Program on Science, Technology and Society at Harvard

Harvard Kennedy School of Government | Harvard University
Aishani Aatresh

Aishani Aatresh

aishaniaatresh (at) college.harvard.edu

Aishani Aatresh is an undergraduate at Harvard College and a Fellow in the Program on Science, Technology and Society. She is pursuing a degree of her own design, coined Complex Biosocial Systems, which explores how uncertainty is framed and addressed through changing biological and sociopolitical landscapes.

Her interests revolve around emerging “global” problems of science and technology and how the rights and responsibilities of citizens and institutions are negotiated alongside the very manifestations of these problems, their global-ness, and various proposed solutions to them.

Aishani’s research sits within the STS Program and Harvard’s Center for Communicable Disease Dynamics, broadly focusing on questions of public health in terms of infectious disease preparedness and response. Her senior thesis traces the evolution of three endeavors in trying to achieve pandemic preparedness on a global scale: World Health Organization-led negotiations for a Pandemic Accord; zoonotic surveillance to discover novel viruses in animals before they “spill over” to humans; and vaccine development to address market failures through the Coalition for Epidemic Preparedness Innovations and regionalized manufacturing. It argues that each initiative identifies distinctive forms of uncertainty in the global circulation of information (viral genetic sequences) or products (vaccines) and foregrounds a different register in which states have traditionally exercised and delegated power: international politics, via treaty-making; public health, through research programs; and the economy, with market incentives. In each case, the thesis shows how policy designers developed a universalizing way of seeing pandemic threats and vulnerable people while overlooking elements of context and culture.
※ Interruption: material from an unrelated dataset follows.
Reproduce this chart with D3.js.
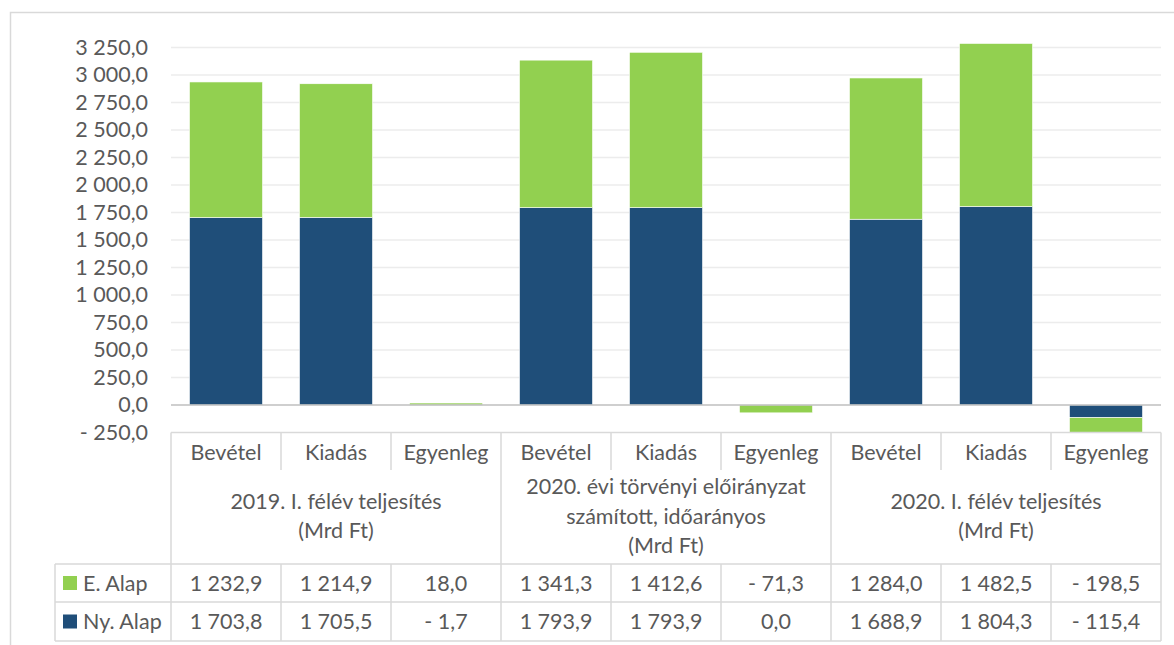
<!DOCTYPE html>
<meta charset="utf-8">
<script src="https://d3js.org/d3.v7.min.js"></script>
<style>
  body { margin: 0; background: #fff; }
  text { font-family: Lato, "Noto Sans", sans-serif; fill: #595959; }
</style>
<div id="chart"></div>
<script>

// categories and groups
var items = ["Bevétel", "Kiadás", "Egyenleg", "Bevétel", "Kiadás", "Egyenleg", "Bevétel", "Kiadás", "Egyenleg"];
var groups = [
  ["2019. I. félév teljesítés", "(Mrd Ft)"],
  ["2020. évi törvényi előirányzat", "számított, időarányos", "(Mrd Ft)"],
  ["2020. I. félév teljesítés", "(Mrd Ft)"]
];

// series values (Mrd Ft)
var eAlap  = [1232.9, 1214.9, 18.0, 1341.3, 1412.6, -71.3, 1284.0, 1482.5, -198.5];
var nyAlap = [1703.8, 1705.5, -1.7, 1793.9, 1793.9, 0.0, 1688.9, 1804.3, -115.4];

var seriesNames = ["Ny. Alap", "E. Alap"];
var colors = {"E. Alap": "#92D050", "Ny. Alap": "#1F4E79"};

// y ticks
var yTicks = [-250, 0, 250, 500, 750, 1000, 1250, 1500, 1750, 2000, 2250, 2500, 2750, 3000, 3250];

var W = 1174, H = 645;
var plotLeft = 171, plotRight = 1161, plotTop = 47.5, plotBottom = 432.5;
var fontSize = "21.5px";

var loc = d3.formatLocale({decimal: ",", thousands: "\u00a0", grouping: [3]});
var f1 = loc.format(",.1f");
function fmt(v) {
  if (v < 0) return "- " + f1(-v);
  return f1(v);
}

var svg = d3.select("#chart").append("svg")
  .attr("width", W).attr("height", H);

// outer frame
svg.append("rect")
  .attr("x", 10.5).attr("y", 12.5).attr("width", 1300).attr("height", 800)
  .attr("fill", "none").attr("stroke", "#d9d9d9").attr("stroke-width", 1.5);

var x = d3.scaleBand()
  .domain(d3.range(items.length))
  .range([plotLeft, plotRight])
  .paddingInner(0.336)
  .paddingOuter(0.168);

var y = d3.scaleLinear()
  .domain([-250, 3250])
  .range([plotBottom, plotTop]);

// gridlines
svg.append("g").selectAll("line")
  .data(yTicks.filter(function(d) { return d > 0; }))
  .enter().append("line")
    .attr("x1", plotLeft).attr("x2", plotRight)
    .attr("y1", function(d) { return y(d); })
    .attr("y2", function(d) { return y(d); })
    .attr("stroke", "#ececec").attr("stroke-width", 1.5);

// y axis labels
var yAxis = svg.append("g")
  .attr("transform", "translate(" + (plotLeft - 8) + ",0)")
  .call(d3.axisLeft(y).tickValues(yTicks).tickFormat(fmt).tickSize(0).tickPadding(15));
yAxis.select(".domain").remove();
yAxis.selectAll("text").style("font-size", fontSize).attr("fill", "#595959")
  .style("font-family", "Lato, 'Noto Sans', sans-serif");

// stacked bars
var rows = items.map(function(d, i) { return {i: i, "E. Alap": eAlap[i], "Ny. Alap": nyAlap[i]}; });
var stack = d3.stack().keys(seriesNames).offset(d3.stackOffsetDiverging);
var stacked = stack(rows);

svg.append("clipPath").attr("id", "plotclip")
  .append("rect").attr("x", plotLeft).attr("y", plotTop - 5)
  .attr("width", plotRight - plotLeft).attr("height", plotBottom - plotTop + 5);

var barG = svg.append("g").attr("clip-path", "url(#plotclip)");
barG.selectAll("g")
  .data(stacked)
  .enter().append("g")
    .attr("fill", function(d) { return colors[d.key]; })
  .selectAll("rect")
  .data(function(d) { return d; })
  .enter().append("rect")
    .attr("x", function(d) { return x(d.data.i); })
    .attr("width", x.bandwidth())
    .attr("y", function(d) { return y(Math.max(d[0], d[1])); })
    .attr("height", function(d) { return Math.abs(y(d[0]) - y(d[1])); })
    .attr("stroke", "#fff").attr("stroke-width", 0.6);

// zero axis line
svg.append("line")
  .attr("x1", plotLeft).attr("x2", plotRight)
  .attr("y1", y(0)).attr("y2", y(0))
  .attr("stroke", "#bfbfbf").attr("stroke-width", 1.5);

// data table
var tTop = plotBottom, hdrBot = 470, grpBot = 564, row1Bot = 602, row2Bot = 641;
var legLeft = 55;
var step = x.step();
var tbl = svg.append("g").attr("stroke", "#d9d9d9").attr("stroke-width", 1.5);

function hline(x1, x2, yy) { tbl.append("line").attr("x1", x1).attr("x2", x2).attr("y1", yy).attr("y2", yy); }
function vline(xx, y1, y2) { tbl.append("line").attr("x1", xx).attr("x2", xx).attr("y1", y1).attr("y2", y2); }

hline(plotLeft, plotRight, tTop);
hline(legLeft, plotRight, grpBot);
hline(legLeft, plotRight, row1Bot);
hline(legLeft, plotRight, row2Bot);
vline(legLeft, grpBot, row2Bot);

d3.range(items.length + 1).forEach(function(k) {
  var xx = plotLeft + k * step;
  if (k % 3 === 0) vline(xx, tTop, row2Bot);
  else {
    vline(xx, tTop, hdrBot);
    vline(xx, grpBot, row2Bot);
  }
});

var txt = svg.append("g").style("font-size", fontSize).attr("text-anchor", "middle");

// category labels
txt.selectAll(".cat").data(items).enter().append("text")
  .attr("x", function(d, i) { return x(i) + x.bandwidth() / 2; })
  .attr("y", 452).attr("dy", "0.35em")
  .text(function(d) { return d; });

// group labels
groups.forEach(function(lines, g) {
  var cx = plotLeft + (g * 3 + 1.5) * step;
  var lh = 29.5;
  var cy = (hdrBot + grpBot) / 2 - 1;
  lines.forEach(function(l, j) {
    txt.append("text")
      .attr("x", cx)
      .attr("y", cy + (j - (lines.length - 1) / 2) * lh)
      .attr("dy", "0.35em")
      .text(l);
  });
});

// value rows
var tableRows = [
  {name: "E. Alap", values: eAlap, y: (grpBot + row1Bot) / 2},
  {name: "Ny. Alap", values: nyAlap, y: (row1Bot + row2Bot) / 2}
];
tableRows.forEach(function(r) {
  r.values.forEach(function(v, i) {
    txt.append("text")
      .attr("x", x(i) + x.bandwidth() / 2)
      .attr("y", r.y).attr("dy", "0.35em")
      .text(fmt(v));
  });
  svg.append("rect")
    .attr("x", 63).attr("y", r.y - 7).attr("width", 14).attr("height", 14)
    .attr("fill", colors[r.name]);
  svg.append("text")
    .attr("x", 83).attr("y", r.y).attr("dy", "0.35em")
    .style("font-size", fontSize)
    .text(r.name);
});

</script>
Within the STS Program, Aishani has co-founded and chairs its Undergraduate Fellowship; it is designed to bring together students at the College from across departments and fields to learn about the discipline of STS and think critically about science and technology. She was also the Editor-in-Chief of the Future Humans Anthology, one element of the Program’s 20th Anniversary Symposium in November 2022. The volume features creative pieces submitted from across the university that explore the making of — and hopes and fears for — human futures.

Previously, Aishani has developed computational methods for antibody engineering and assisted with government affairs, market diligence, and clinical trial design for South San Francisco biotech start-ups Distributed Bio and Centivax. She has also worked with the Special Pathogens Program within NYC Health+Hospitals, the United States’ largest municipal healthcare delivery system, and written extensively for synthetic biology organization SynBioBeta.

Aishani was a 2023 Yun Family Research Fellow for Revolutionary Thinking and a Harvard Global Health Institute independent summer fellow. She has previously been awarded by Harvard’s Herchel Smith Undergraduate Science Research Program and Institute of Politics.